The Federal Competition and Consumer Protection Commission (FCCPC) has announced that its Internally Generated Revenue (IGR), from penalties and other sources reached N56 billion in 2023, with about N22.4 billion remitted into the government’s coffers as required by the law.
This is just a year after it opted out of being funded by the treasury, beginning January 1, 2023.
Babatunde Irukera, the Executive Vice-Chairman/Chief Executive Officer of the Federal Competition and Consumer Protection Commission (FCCPC) said this during a strategic media engagement themed, ‘’Reflections on the road so far, and the road ahead’’ held on Thursday in Abuja.

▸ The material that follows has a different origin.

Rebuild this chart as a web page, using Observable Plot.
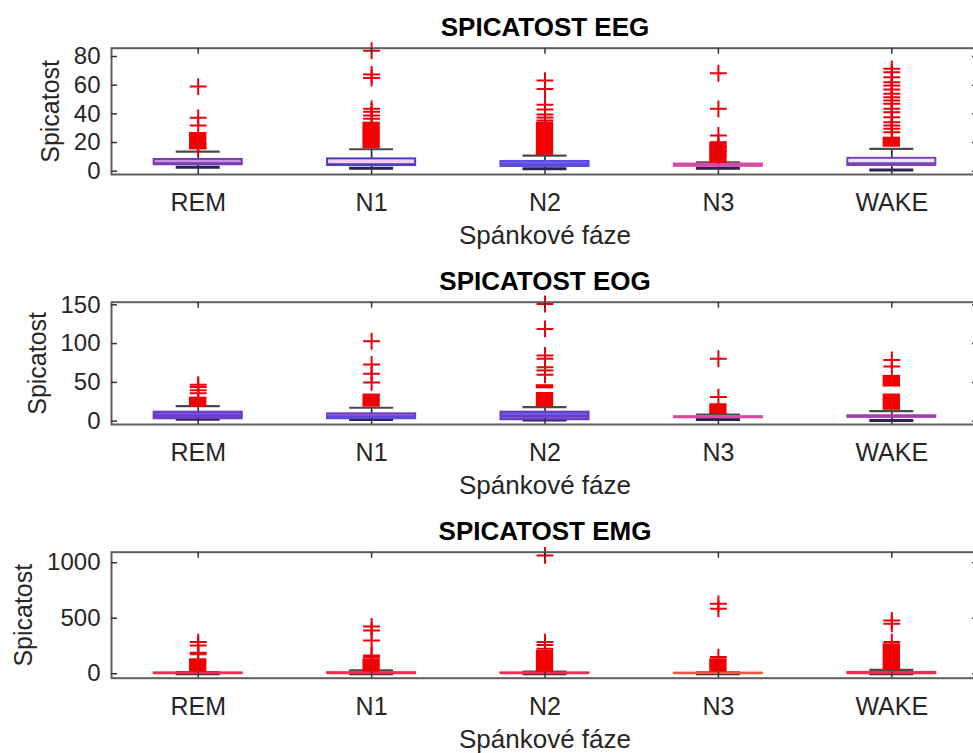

He disclosed that the feat came despite the fact that the agency was taken out of federal government budgetary allocation and that up to 90% of the revenues came from penalties as the agency does not get money from tax, take fees for registration or get support or sponsorship from companies.
“In , 2017, the agency got N1 billion budget from the government and raked an IGR of N154 million in that year. In 2018 and 2019, the Commission got N3.3 billion, N1.3 billion as government budget respectively and made N377 million as IGR in 2019”, Irukera said.
He added that in 2020, the Commission’s budget from the government was N887 million and it got an IGR of N864 million.
“By 2021, the government approved a budget of N1.8 billion to the Commission and the agency generated N4 billion and remitted N1.6 billion,” he said.
“In 2022, the government budget was N1.3 billion for the agency, the agency did not touch a single kobo of the operational or capital expense, the agency made N5.2 billion and remitted N2.6 billion. In 2023, our IGR is N56 billion and we remitted to the government N22.4 billion.”
He said the Commission had since January 1, vacated the federal government’s budgetary provisions adding that, 90 percent of the IGR was gotten from penalties.
“We will not even let them buy tires for our vehicles. This demonstrates the limitless possibilities of the country. We believe that the market should be unlocked. We believe businesses should be allowed to operate well, we believe they should thrive. But we also believe in consequences. We believe that businesses should be held accountable.
“If you don’t hold people accountable, you cannot promote good behavior. And that is why there is no case in court. There is no reporting against us anywhere about whether we are oppressive or whether we are over -penalized as a matter of fact.”
He said the market can be stable when regulators hold operators accountable and companies should create their own stand alone complaint resolution platform as even the multinationals who are in the country have these platforms in their originating countries through which people can complain directly to them.
His words: “That’s what makes a market stable, not the rhetoric like all the costs of doing businesses are. What makes the market stable is unlocking those problems but holding the operators accountable. You can’t mistreat people and expect not to be held accountable, and that’s the position we’ve taken.
“If you buy milk and you’re unhappy with it, we don’t have a storage of milk. We can’t give you what you bought. We can’t even tell the company to stock our store so that when people complain we can give them.
“But when you get to us, we have to go to them. And the methodology that works is for them to do it and when they don’t do it, it comes to us and we make them pay so that they do it. And we’ve been singing this song for years now.
‘’It’s saying to the company, create your own stand alone complaint resolution platform. Even the multinationals in the countries where they come from, people can complain directly to them.”
Irukera advised companies to create these platforms as the FCCPC cannot handle complaints across all industries in the country and urged businesses to establish their proper feedback mechanism as any business that does not have this does not deserve the patronage of the people.
“There is no way the FCCPC is going to be able to handle all these complaints across industries, across the country.
“Any business that is not willing to establish their proper feedback mechanism. for the people it sells produce to, does not deserve the patronage of the citizens of this country. We must necessarily move away from what we think, and that’s why I said earlier on, that when people complain about products, we always look to say, “What is the FCCPC doing?”